第70回大河内記念技術賞
高濁度対応・高透水性中空糸膜モジュールの開発と
工業化
株式会社クラレ 薮野 洋平 他4名
1 開発の背景と内容
多様な工業プロセスにおいて大量に発生する排水を処理・回収することは重要な課題であるが、従来は、砂ろ過や凝集沈殿、活性炭・RO(逆浸透)膜などを組み合わせる方式しかなく、設備設置面積を取り、処理時間がかかり、コストも高く、また運転管理も煩雑であったため、高濁度排水はほとんど回収されず排出されていた。

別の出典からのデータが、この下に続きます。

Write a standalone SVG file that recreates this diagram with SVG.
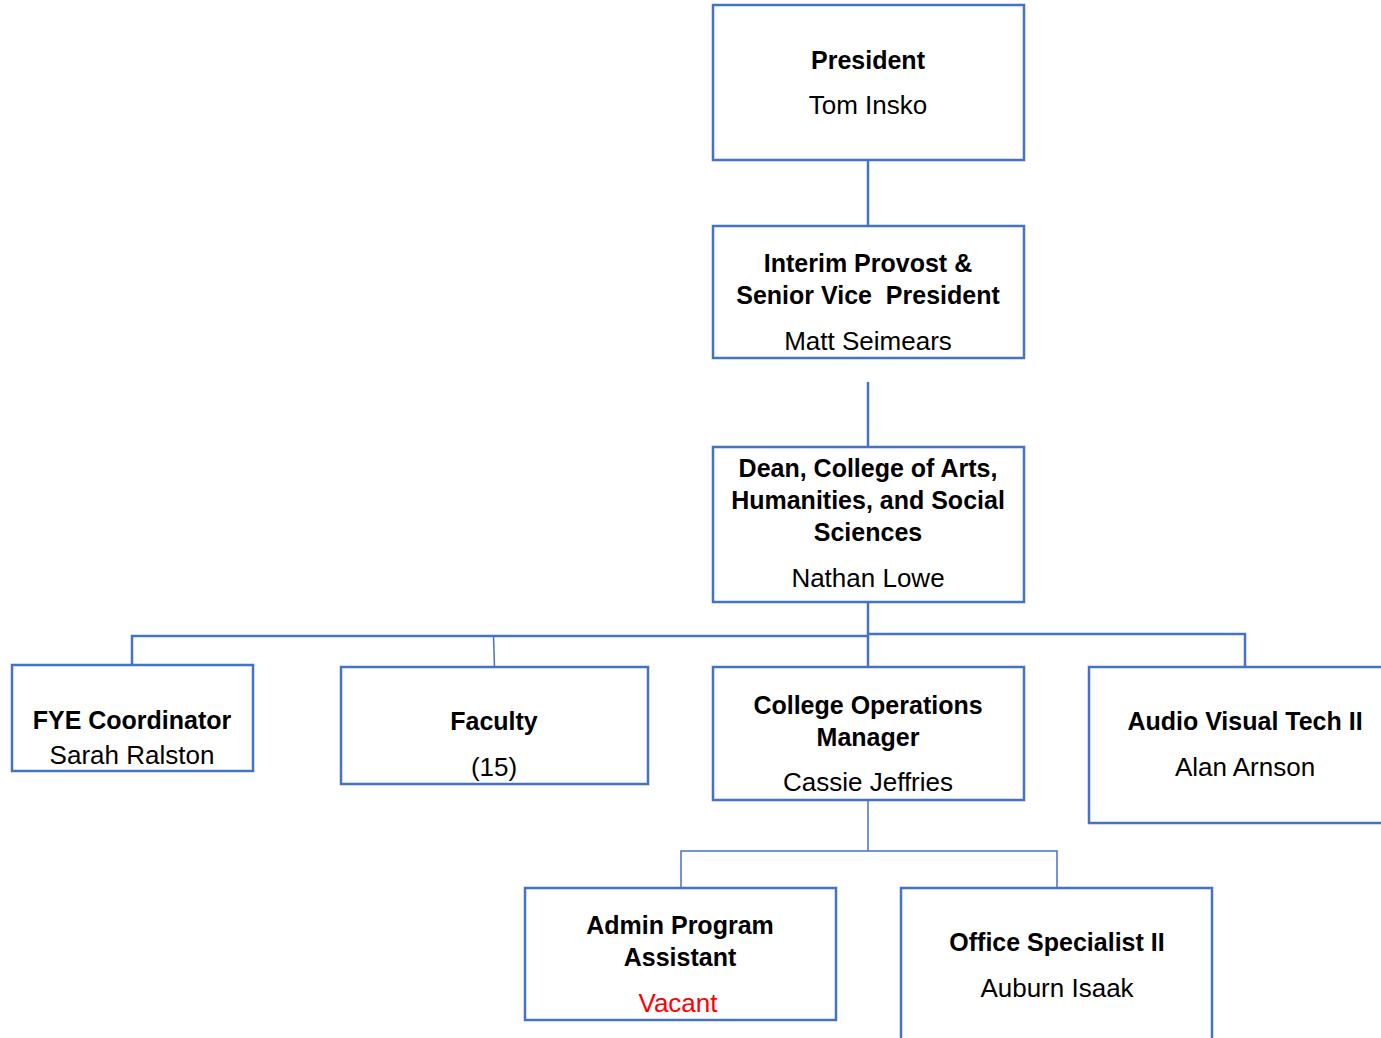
<svg xmlns="http://www.w3.org/2000/svg" width="1381" height="1038" viewBox="0 0 1381 1038">
<style>
.box{fill:#fff;stroke:#4472C4;stroke-width:2.5}
.ln{fill:none;stroke:#4472C4;stroke-width:2.5}
.thin{stroke-width:1.5}
text{font-family:"Liberation Sans",Arial,sans-serif;text-anchor:middle;fill:#000}
.t{font-weight:bold;font-size:25px}
.n{font-size:26px}
.red{fill:#FF0000}
</style>
<rect width="1381" height="1038" fill="#fff"/>
<g id="connectors">
<line class="ln" x1="868" y1="160" x2="868" y2="226"/>
<line class="ln" x1="868" y1="382" x2="868" y2="447"/>
<line class="ln" x1="868" y1="602" x2="868" y2="667"/>
<polyline class="ln" points="132,668 132,636 868,636"/>
<polyline class="ln" points="868,634 1245,634 1245,667"/>
<line class="ln thin" x1="493.5" y1="636" x2="494.5" y2="667"/>
<polyline class="ln thin" points="868,800 868,851"/>
<polyline class="ln thin" points="681,888 681,851 1057,851 1057,888"/>
</g>
<g id="president">
<rect class="box" x="713" y="5" width="311" height="155"/>
<text class="t" x="868" y="69">President</text>
<text class="n" x="868" y="114">Tom Insko</text>
</g>
<g id="provost">
<rect class="box" x="713" y="226" width="311" height="132"/>
<text class="t" x="868" y="272">Interim Provost &amp;</text>
<text class="t" x="868" y="304">Senior Vice&#160; President</text>
<text class="n" x="868" y="350">Matt Seimears</text>
</g>
<g id="dean">
<rect class="box" x="713" y="447" width="311" height="155"/>
<text class="t" x="868" y="477">Dean, College of Arts,</text>
<text class="t" x="868" y="509">Humanities, and Social</text>
<text class="t" x="868" y="541">Sciences</text>
<text class="n" x="868" y="587">Nathan Lowe</text>
</g>
<g id="fye">
<rect class="box" x="12" y="665" width="241" height="106"/>
<text class="t" x="132" y="729">FYE Coordinator</text>
<text class="n" x="132" y="764">Sarah Ralston</text>
</g>
<g id="faculty">
<rect class="box" x="341" y="667" width="307" height="117"/>
<text class="t" x="494" y="730">Faculty</text>
<text class="n" x="494" y="776">(15)</text>
</g>
<g id="com">
<rect class="box" x="713" y="667" width="311" height="133"/>
<text class="t" x="868" y="714">College Operations</text>
<text class="t" x="868" y="746">Manager</text>
<text class="n" x="868" y="791">Cassie Jeffries</text>
</g>
<g id="avtech">
<rect class="box" x="1089" y="667" width="300" height="156"/>
<text class="t" x="1245" y="730">Audio Visual Tech II</text>
<text class="n" x="1245" y="776">Alan Arnson</text>
</g>
<g id="admin">
<rect class="box" x="525" y="888" width="311" height="132"/>
<text class="t" x="680" y="934">Admin Program</text>
<text class="t" x="680" y="966">Assistant</text>
<text class="n red" x="678" y="1012">Vacant</text>
</g>
<g id="office">
<rect class="box" x="901" y="888" width="311" height="160"/>
<text class="t" x="1057" y="951">Office Specialist II</text>
<text class="n" x="1057" y="997">Auburn Isaak</text>
</g>
</svg>
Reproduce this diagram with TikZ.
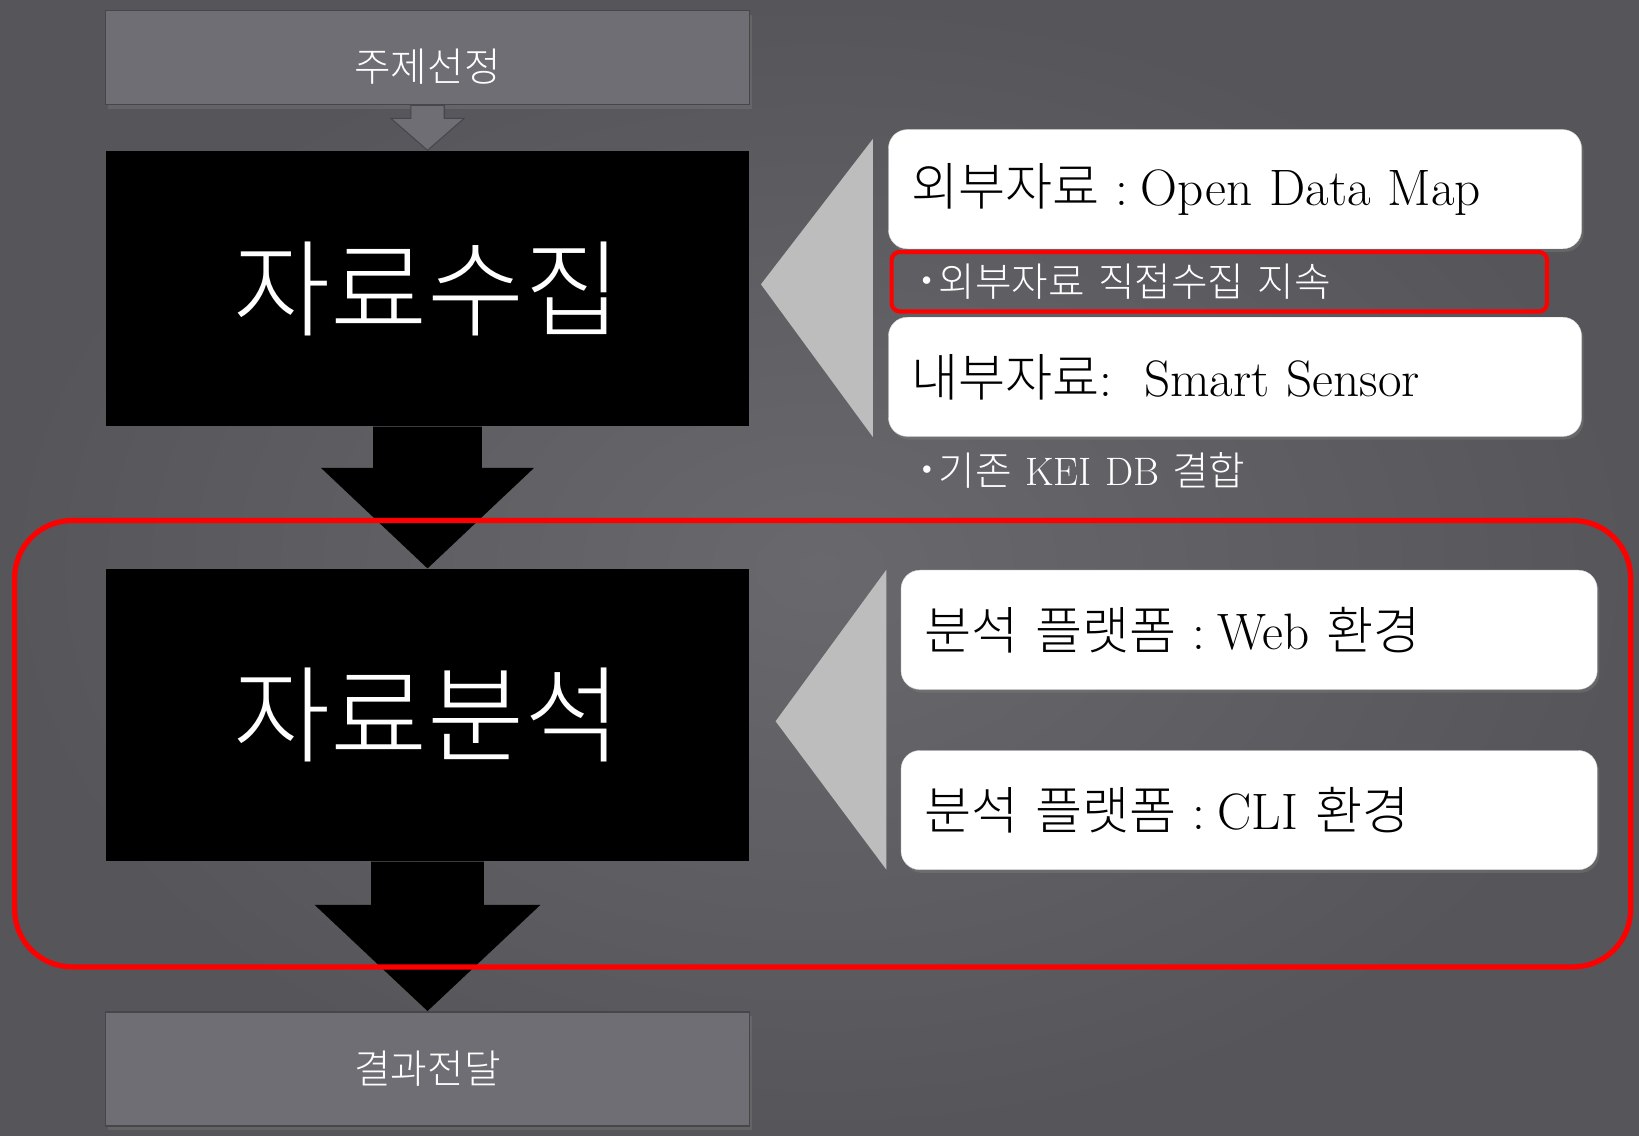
\documentclass[tikz,border=0pt]{standalone}
\usepackage{fontspec}
\newfontfamily\kr{Noto Sans CJK KR}[UprightFont=* Light]
\usetikzlibrary{calc,shadows}
\definecolor{bgin}{HTML}{69686D}
\definecolor{bgout}{HTML}{56555A}
\definecolor{boxgrey}{HTML}{6F6E74}
\definecolor{boxline}{HTML}{47464B}
\definecolor{trigrey}{HTML}{BDBDBD}
\newcommand{\fs}[1]{\fontsize{#1}{#1}\selectfont}
\newcommand{\cln}{\hspace{15pt}:\hspace{12pt}}
\newcommand{\bul}{\raisebox{.18em}{\fs{32}\textbullet}}
\newcommand{\blkarw}[5][fill=black]{%
  \coordinate (#2-#3) at ($(#2.south)!.29!(#3.north)$);
  \path[#1] ($(#2.south)+(-#4,0)$) -- ($(#2-#3)+(-#4,0)$) -- ($(#2-#3)+(-#5,0)$)
    -- (#3.north) -- ($(#2-#3)+(#5,0)$) -- ($(#2-#3)+(#4,0)$) -- ($(#2.south)+(#4,0)$) -- cycle;}
\tikzset{
  greybox/.style={draw=boxline, line width=1.5pt, fill=boxgrey, minimum width=616pt, inner sep=0pt,
    text=white, font=\kr\fs{38}, drop shadow={opacity=.35, shadow xshift=2pt, shadow yshift=-4pt}},
  blackbox/.style={fill=black, minimum width=616pt, inner sep=0pt, text=white, font=\kr\fs{101}},
  whitebox/.style={fill=white, draw=black!15, rounded corners=18pt, minimum height=114pt,
    text width=619pt, inner xsep=22pt, align=left, font=\fs{49},
    drop shadow={opacity=.4, shadow xshift=2pt, shadow yshift=-3pt}},
  notebox/.style={text width=583pt, inner xsep=22pt, inner ysep=0pt, align=left, text=white, font=\fs{38}},
  redline/.style={draw=red, line width=#1},
}

\begin{document}
\begin{tikzpicture}[x=1pt,y=-1pt]
\useasboundingbox (0,0) rectangle (1568,1086);
\shade[inner color=bgin, outer color=bgout] (0,0) rectangle (1568,1086);
%flow
\node[greybox, minimum height=90pt, text height=46pt, text depth=0pt] (topic) at (409,55) {주제선정};
\node[blackbox, minimum height=264pt] (collect) at (409,276) {자료수집};
\node[blackbox, minimum height=280pt] (analyze) at (409,684) {자료분석};
\node[greybox, minimum height=109pt] (result) at (409,1022.5) {결과전달};
\blkarw[fill=boxgrey, draw=boxline, line width=1pt]{topic}{collect}{16}{35}
\blkarw{collect}{analyze}{52}{102}
\blkarw{analyze}{result}{54}{108}
%data collection
\fill[trigrey] (835,133) -- (835,418) -- (728,272) -- cycle;
\node[whitebox] (extern) at (1181.5,181) {{\kr 외부자료}\cln Open Data Map};
\node[notebox, redline=4pt, rounded corners=8pt, minimum height=57pt] (direct) at (1166.5,269.5)
  {\bul{\kr 외부자료 직접수집 지속}};
\node[whitebox] (intern) at (1181.5,360.5) {{\kr 내부자료}:\hspace{30pt}Smart Sensor};
\node[notebox, anchor=west] (kei) at (853,450) {\bul{\kr 기존} KEI DB {\kr 결합}};
%data analysis
\fill[trigrey] (848,545) -- (848,832) -- (742,690) -- cycle;
\node[whitebox, text width=622pt] (web) at (1195,602.5) {{\kr 분석 플랫폼}\cln Web {\kr 환경}};
\node[whitebox, text width=622pt] (cli) at (1195,775) {{\kr 분석 플랫폼}\cln CLI {\kr 환경}};
\draw[redline=5pt, rounded corners=55pt] (14,498) rectangle (1560,925);
\end{tikzpicture}
\end{document}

本開発では、高濁度対応および高透水性の機能を有する中空糸膜モジュールを開発・工業化したことにより、RO膜前を一括処理できる方式が実現し、再利用が困難であった懸濁物質を多く含む高濁度排水の効率的回収が可能となった。本開発内容とそれによる製品は、水の再利用を通して、持続的社会の構築や産業の発展に貢献するものである。
2 特徴と成果
高濁度水に対応し、かつ高透水性を達成するために開発された膜モジュールには、ポリフッ化ビニリデンを基本素材として独自の技術で構造形成させた中空糸膜と、独特のモジュール構造が用いられている。すなわち、中空糸膜においては相分離構造の形成における独自法を開発して、細孔径が原水側からろ過水側に向かって大きくなる傾斜構造を持たせた。これにより透水性と分離精度の両立が可能になった。一般的な中空糸膜よりも約5倍の高透水性が発揮できている。モジュール構造については、モジュール内の濁度成分の蓄積箇所を集中的に洗浄できる導水管構造と、中空糸膜1本1本が自由に動く片端フリー構造にすることにより、濁度成分の排出性を約10倍高めて高濁度水へ対応できるようにした。これらの膜モジュールの製造技術は、従来技術よりも高難度の課題を克服し、量産・安定生産化を達成している。半導体製造工場からの高濁度の排水回収用途を中心に、国内外で化学・食品・繊維など幅広い産業領域で採用されている。
3 将来展望
本開発は、様々な産業から排出される従来回収が困難であった高濁度排水の回収・再利用の高効率化を可能とするものである。わが国だけでなく海外の各種産業への展開、特に半導体製造などの電子産業などへ採用が進んでいる。更に排水の回収に加えて、上水道システムや物質生産プロセスへの展開も視野に入る。このように本開発は社会および産業の持続的発展に、また、環境問題にも貢献するものと考える。